Records provided
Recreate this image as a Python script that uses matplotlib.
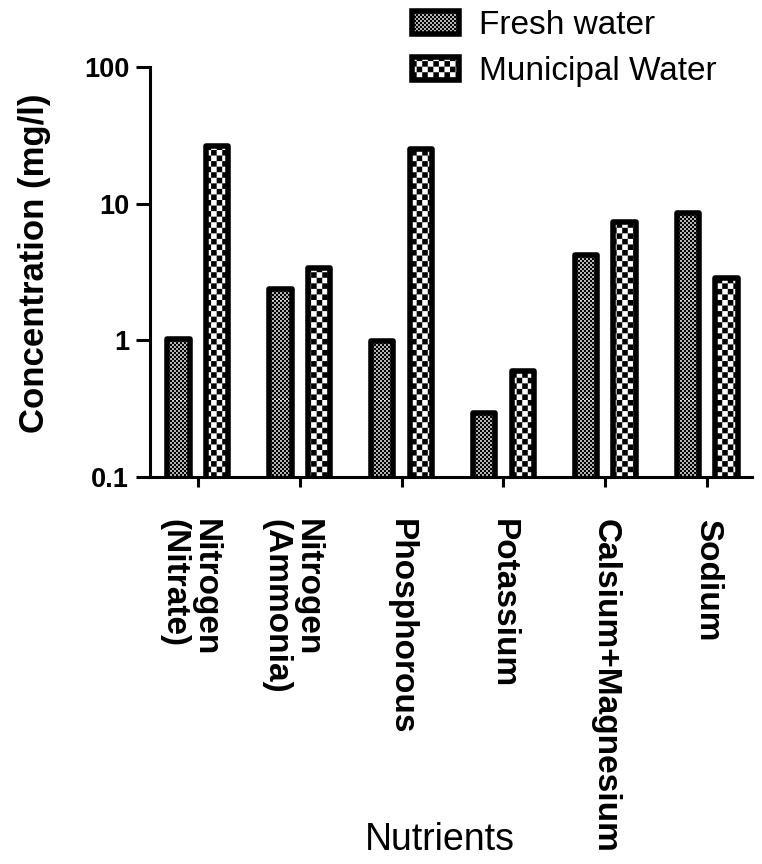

--

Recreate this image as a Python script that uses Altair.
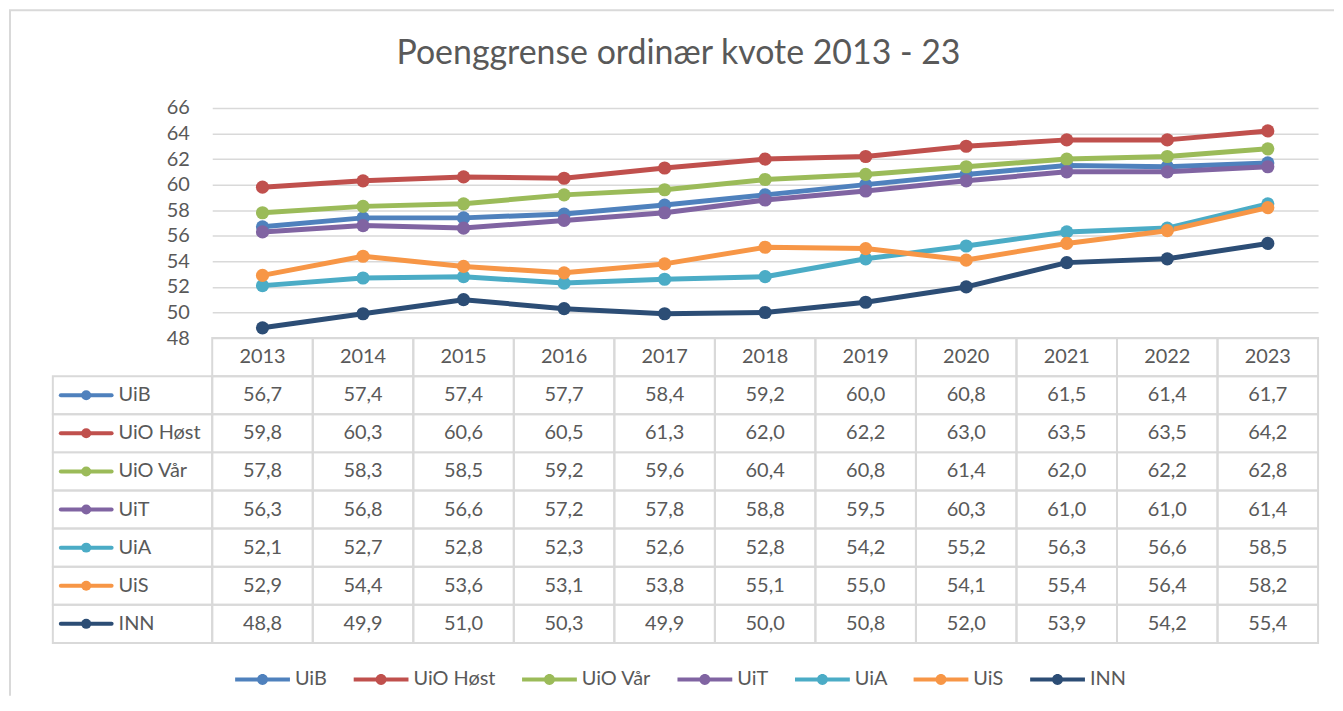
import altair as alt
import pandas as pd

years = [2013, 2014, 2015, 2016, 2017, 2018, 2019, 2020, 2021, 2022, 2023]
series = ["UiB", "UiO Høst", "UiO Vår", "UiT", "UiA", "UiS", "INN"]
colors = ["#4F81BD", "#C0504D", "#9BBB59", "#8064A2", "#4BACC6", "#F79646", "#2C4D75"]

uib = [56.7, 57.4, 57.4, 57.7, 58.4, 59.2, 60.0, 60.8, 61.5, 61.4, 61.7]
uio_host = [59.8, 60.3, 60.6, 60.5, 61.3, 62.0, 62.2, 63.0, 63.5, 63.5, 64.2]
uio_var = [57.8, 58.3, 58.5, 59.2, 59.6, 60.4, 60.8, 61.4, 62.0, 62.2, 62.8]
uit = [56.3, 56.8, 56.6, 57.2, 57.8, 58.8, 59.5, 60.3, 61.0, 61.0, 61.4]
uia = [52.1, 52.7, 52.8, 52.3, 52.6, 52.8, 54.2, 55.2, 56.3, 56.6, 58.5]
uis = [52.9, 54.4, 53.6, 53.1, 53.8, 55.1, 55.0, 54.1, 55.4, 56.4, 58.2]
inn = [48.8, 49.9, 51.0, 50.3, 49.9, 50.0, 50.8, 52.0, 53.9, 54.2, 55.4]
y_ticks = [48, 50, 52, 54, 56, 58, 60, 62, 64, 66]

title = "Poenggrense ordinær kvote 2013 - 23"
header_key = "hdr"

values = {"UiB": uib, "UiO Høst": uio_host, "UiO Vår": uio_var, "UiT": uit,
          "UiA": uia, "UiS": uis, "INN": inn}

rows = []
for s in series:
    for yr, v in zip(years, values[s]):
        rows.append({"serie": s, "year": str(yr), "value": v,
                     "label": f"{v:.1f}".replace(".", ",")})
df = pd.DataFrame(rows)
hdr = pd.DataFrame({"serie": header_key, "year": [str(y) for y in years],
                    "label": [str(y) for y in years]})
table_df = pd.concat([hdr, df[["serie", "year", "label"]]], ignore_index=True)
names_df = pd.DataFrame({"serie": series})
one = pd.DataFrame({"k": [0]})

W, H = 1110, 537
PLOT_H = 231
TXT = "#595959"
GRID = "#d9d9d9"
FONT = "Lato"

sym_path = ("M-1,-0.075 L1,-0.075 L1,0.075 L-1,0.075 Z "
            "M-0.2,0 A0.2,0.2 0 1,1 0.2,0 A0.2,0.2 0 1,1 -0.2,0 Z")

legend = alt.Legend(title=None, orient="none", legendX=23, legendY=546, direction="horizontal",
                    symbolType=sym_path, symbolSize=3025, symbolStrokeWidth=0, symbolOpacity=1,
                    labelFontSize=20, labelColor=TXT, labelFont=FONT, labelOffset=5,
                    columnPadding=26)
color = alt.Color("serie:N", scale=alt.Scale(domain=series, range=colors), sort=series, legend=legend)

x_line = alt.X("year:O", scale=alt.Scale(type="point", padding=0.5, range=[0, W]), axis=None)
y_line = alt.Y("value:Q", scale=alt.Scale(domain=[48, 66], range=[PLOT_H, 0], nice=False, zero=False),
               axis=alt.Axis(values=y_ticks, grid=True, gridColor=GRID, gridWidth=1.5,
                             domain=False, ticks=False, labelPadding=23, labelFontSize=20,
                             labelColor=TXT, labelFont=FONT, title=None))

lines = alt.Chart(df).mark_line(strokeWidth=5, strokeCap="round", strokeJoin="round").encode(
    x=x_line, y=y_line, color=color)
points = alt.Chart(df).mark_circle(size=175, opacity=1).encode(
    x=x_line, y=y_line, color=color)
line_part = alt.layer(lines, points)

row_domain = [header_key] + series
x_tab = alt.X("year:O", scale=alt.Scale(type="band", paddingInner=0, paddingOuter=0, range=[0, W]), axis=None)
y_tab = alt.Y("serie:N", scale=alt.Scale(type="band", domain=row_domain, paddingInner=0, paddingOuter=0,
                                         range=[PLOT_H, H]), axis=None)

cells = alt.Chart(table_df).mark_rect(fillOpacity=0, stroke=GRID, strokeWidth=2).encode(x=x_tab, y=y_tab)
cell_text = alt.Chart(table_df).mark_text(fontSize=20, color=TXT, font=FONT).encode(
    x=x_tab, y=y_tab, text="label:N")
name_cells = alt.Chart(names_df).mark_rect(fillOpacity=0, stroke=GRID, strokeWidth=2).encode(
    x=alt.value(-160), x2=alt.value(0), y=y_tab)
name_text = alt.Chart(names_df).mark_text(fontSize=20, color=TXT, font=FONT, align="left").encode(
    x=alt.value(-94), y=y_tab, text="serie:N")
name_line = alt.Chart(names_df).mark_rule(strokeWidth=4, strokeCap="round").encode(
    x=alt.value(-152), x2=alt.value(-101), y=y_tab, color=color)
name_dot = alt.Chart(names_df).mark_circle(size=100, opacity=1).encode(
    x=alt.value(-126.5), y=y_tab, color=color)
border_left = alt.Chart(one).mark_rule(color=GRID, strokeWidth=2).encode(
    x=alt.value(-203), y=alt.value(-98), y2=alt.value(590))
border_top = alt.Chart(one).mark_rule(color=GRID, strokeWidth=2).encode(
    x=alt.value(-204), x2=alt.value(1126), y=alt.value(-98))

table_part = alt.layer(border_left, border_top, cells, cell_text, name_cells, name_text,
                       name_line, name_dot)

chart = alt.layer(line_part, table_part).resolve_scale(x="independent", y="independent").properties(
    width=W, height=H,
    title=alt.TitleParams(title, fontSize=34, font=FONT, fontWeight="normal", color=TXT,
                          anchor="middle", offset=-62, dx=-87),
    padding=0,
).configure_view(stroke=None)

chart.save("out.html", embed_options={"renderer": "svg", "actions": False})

Exercise requirements
What lines above run from the one with "Recreate this image as a Python script that uses Altair." to the one with "0 1,1 0.2,0"? Give them again exactly, ends included, and leave the pictures out.

Task result
Recreate this image as a Python script that uses Altair.
import altair as alt
import pandas as pd

years = [2013, 2014, 2015, 2016, 2017, 2018, 2019, 2020, 2021, 2022, 2023]
series = ["UiB", "UiO Høst", "UiO Vår", "UiT", "UiA", "UiS", "INN"]
colors = ["#4F81BD", "#C0504D", "#9BBB59", "#8064A2", "#4BACC6", "#F79646", "#2C4D75"]

uib = [56.7, 57.4, 57.4, 57.7, 58.4, 59.2, 60.0, 60.8, 61.5, 61.4, 61.7]
uio_host = [59.8, 60.3, 60.6, 60.5, 61.3, 62.0, 62.2, 63.0, 63.5, 63.5, 64.2]
uio_var = [57.8, 58.3, 58.5, 59.2, 59.6, 60.4, 60.8, 61.4, 62.0, 62.2, 62.8]
uit = [56.3, 56.8, 56.6, 57.2, 57.8, 58.8, 59.5, 60.3, 61.0, 61.0, 61.4]
uia = [52.1, 52.7, 52.8, 52.3, 52.6, 52.8, 54.2, 55.2, 56.3, 56.6, 58.5]
uis = [52.9, 54.4, 53.6, 53.1, 53.8, 55.1, 55.0, 54.1, 55.4, 56.4, 58.2]
inn = [48.8, 49.9, 51.0, 50.3, 49.9, 50.0, 50.8, 52.0, 53.9, 54.2, 55.4]
y_ticks = [48, 50, 52, 54, 56, 58, 60, 62, 64, 66]

title = "Poenggrense ordinær kvote 2013 - 23"
header_key = "hdr"

values = {"UiB": uib, "UiO Høst": uio_host, "UiO Vår": uio_var, "UiT": uit,
          "UiA": uia, "UiS": uis, "INN": inn}

rows = []
for s in series:
    for yr, v in zip(years, values[s]):
        rows.append({"serie": s, "year": str(yr), "value": v,
                     "label": f"{v:.1f}".replace(".", ",")})
df = pd.DataFrame(rows)
hdr = pd.DataFrame({"serie": header_key, "year": [str(y) for y in years],
                    "label": [str(y) for y in years]})
table_df = pd.concat([hdr, df[["serie", "year", "label"]]], ignore_index=True)
names_df = pd.DataFrame({"serie": series})
one = pd.DataFrame({"k": [0]})

W, H = 1110, 537
PLOT_H = 231
TXT = "#595959"
GRID = "#d9d9d9"
FONT = "Lato"

sym_path = ("M-1,-0.075 L1,-0.075 L1,0.075 L-1,0.075 Z "
            "M-0.2,0 A0.2,0.2 0 1,1 0.2,0 A0.2,0.2 0 1,1 -0.2,0 Z")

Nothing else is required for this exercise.